One of the biggest points the landmen – and the gas industry – makes when they try to get you to sign their lease is that the gas they drill will help fuel America. American gas drilled from American farms, fields, forests and elementary school playgrounds will help get our country off its dependence on foreign fossil fuels.
That’s what they say anyway.
But according to Rigzone (an industry newsletter) and a recent article in Bloomberg News, there is too much gas, so companies are exporting it to Mexico (and China and other places). According to Rigzone, exports of US natural gas into Mexico are expected to average 1.3 Bcf/d – that’s billion cubic feet per day – up 450 million cubic feet per day (MMcf/d) from 2010.
According to a mid-June report from Barclays Capital, Mexico will need even more gas to meet their demands, and that could lead to further US exports in 2012.

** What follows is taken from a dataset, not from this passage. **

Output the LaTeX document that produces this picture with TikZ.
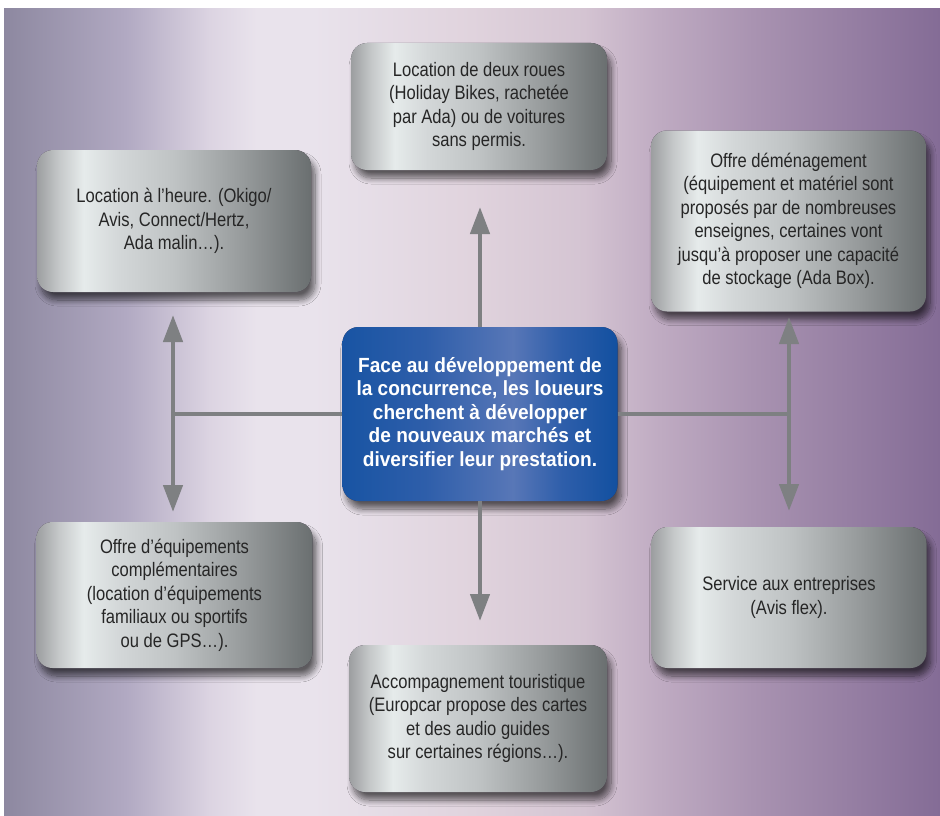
\documentclass[tikz,border=0pt]{standalone}
\usepackage{fontspec}
\setmainfont{Liberation Sans}[FakeStretch=0.85, BoldFeatures={FakeStretch=0.93}]
\usetikzlibrary{arrows.meta,shadows.blur}

% colours of the backdrop, the steel panels and the blue hub
\definecolor{bgA}{HTML}{8D88A0}
\definecolor{bgB}{HTML}{B1A9C2}
\definecolor{bgC}{HTML}{DCD4E2}
\definecolor{bgD}{HTML}{E9E3EC}
\definecolor{bgE}{HTML}{E0D3DD}
\definecolor{bgF}{HTML}{D4C4D2}
\definecolor{bgG}{HTML}{BFABC2}
\definecolor{bgH}{HTML}{A993B1}
\definecolor{bgI}{HTML}{846C96}
\definecolor{steelA}{HTML}{9C9EA0}
\definecolor{steelB}{HTML}{C5C8C9}
\definecolor{steelC}{HTML}{E6EBEB}
\definecolor{steelD}{HTML}{D3D7D8}
\definecolor{steelE}{HTML}{BFC3C4}
\definecolor{steelF}{HTML}{979B9C}
\definecolor{steelG}{HTML}{6A6F70}
\definecolor{blueA}{HTML}{1854A3}
\definecolor{blueB}{HTML}{2E5EAA}
\definecolor{blueC}{HTML}{5877B7}
\definecolor{blueD}{HTML}{1250A0}
\definecolor{inkgrey}{HTML}{262626}
\definecolor{linkgrey}{HTML}{7E8082}
\definecolor{shadowink}{HTML}{3A2E40}

\pgfdeclarehorizontalshading{backdrop}{100bp}{color(0bp)=(bgA); color(25bp)=(bgA);
  color(31.5bp)=(bgB); color(36bp)=(bgC); color(38.5bp)=(bgD); color(41.5bp)=(bgD);
  color(50bp)=(bgE); color(56bp)=(bgF); color(60bp)=(bgG); color(65bp)=(bgH);
  color(75bp)=(bgI); color(100bp)=(bgI)}
\pgfdeclarehorizontalshading{metal}{100bp}{color(0bp)=(steelA); color(25bp)=(steelA);
  color(29bp)=(steelB); color(33.5bp)=(steelC); color(40bp)=(steelD); color(50bp)=(steelE);
  color(62.5bp)=(steelF); color(75bp)=(steelG); color(100bp)=(steelG)}
\pgfdeclarehorizontalshading{bluesteel}{100bp}{color(0bp)=(blueA); color(25bp)=(blueA);
  color(40bp)=(blueB); color(56bp)=(blueC); color(65bp)=(blueB);
  color(75bp)=(blueD); color(100bp)=(blueD)}

\tikzset{
  panel/.style={rounded corners=16pt, shading=metal, inner sep=0pt, align=center,
    blur shadow={shadow xshift=4pt, shadow yshift=-8pt, shadow blur radius=6pt,
      shadow opacity=60, shadow blur extra rounding=4pt, shadow blur steps=10,
      fill=shadowink},
    text=inkgrey, font=\fontsize{19.5}{23.5}\selectfont},
  hub/.style={panel, shading=bluesteel, text=white,
    font=\bfseries\fontsize{20.5}{23.5}\selectfont},
  link/.style={draw=linkgrey, line width=4.5pt},
  twoway/.style={link, {Triangle[width=19pt,length=27pt]}-{Triangle[width=19pt,length=27pt]}},
  oneway/.style={link, -{Triangle[width=19pt,length=27pt]}}
}

\begin{document}
\begin{tikzpicture}[x=1pt,y=-1pt]
\useasboundingbox (0,0) rectangle (940,816);
% backdrop
\shade[shading=backdrop] (4,9) rectangle (940,816);

% central question
\node[hub, minimum width=275pt, minimum height=174pt] (hub) at (480,414)
  {Face au développement de\\la concurrence, les loueurs\\cherchent à développer\\de nouveaux marchés et\\diversifier leur prestation.};

% the six answers
\node[panel, minimum width=256pt, minimum height=127pt] (roues) at (479,106.5)
  {Location de deux roues\\(Holiday Bikes, rachetée\\par Ada) ou de voitures\\sans permis.};
\node[panel, minimum width=274pt, minimum height=142pt] (heure) at (174,221)
  {Location à l’heure. (Okigo/\\Avis, Connect/Hertz,\\Ada malin\dots).};
\node[panel, minimum width=275pt, minimum height=181pt] (demenag) at (788.5,221)
  {Offre déménagement\\(équipement et matériel sont\\proposés par de nombreuses\\enseignes, certaines vont\\jusqu’à proposer une capacité\\de stockage (Ada Box).};
\node[panel, minimum width=276pt, minimum height=146pt] (equip) at (174.5,595)
  {Offre d’équipements\\complémentaires\\(location d’équipements\\familiaux ou sportifs\\ou de GPS\dots).};
\node[panel, minimum width=275pt, minimum height=141pt] (entreprises) at (789,597.5)
  {Service aux entreprises\\(Avis flex).};
\node[panel, minimum width=258pt, minimum height=147pt] (touris) at (478,718.5)
  {Accompagnement touristique\\(Europcar propose des cartes\\et des audio guides\\sur certaines régions\dots).};

% junctions and free arrow ends
\coordinate (jl) at (173,414);
\coordinate (jr) at (789,414);
\coordinate (lup) at (173,315);
\coordinate (ldown) at (173,512);
\coordinate (rup) at (789,317);
\coordinate (rdown) at (789,511);
\coordinate (cup) at (480,207);
\coordinate (cdown) at (480,621);

% connectors
\draw[link] (hub.west) -- (jl);
\draw[link] (hub.east) -- (jr);
\draw[twoway] (lup) -- (ldown);
\draw[twoway] (rup) -- (rdown);
\draw[oneway] (hub.north) -- (cup);
\draw[oneway] (hub.south) -- (cdown);
\end{tikzpicture}
\end{document}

Exporting gas to Mexico is not new – we’ve been doing it for at least a decade, shipping about 850 MMcf/day. What has changed is the amount; in the first quarter of 2011 the exports averaged highest in the past decade.
It’s not a lot of gas – only one percent says Rigzone. But it is starting to add up and several factors suggest the trend towards increased exports could continue over the next few years. In fact, Barclays believes US will increase exports by another 200 MMcf/d next year, bringing the average exports to 1.5 Bcf/d.
And that’s just Mexico. Barclays also noted increased export activity to Asia and Europe, and some port cities are gearing up with LPG terminals.
So much for made-in-America energy fueling American homes…. It looks like the real agenda is to drill as much as possible as fast as possible to make as many bucks as possible before the energy bubble bursts.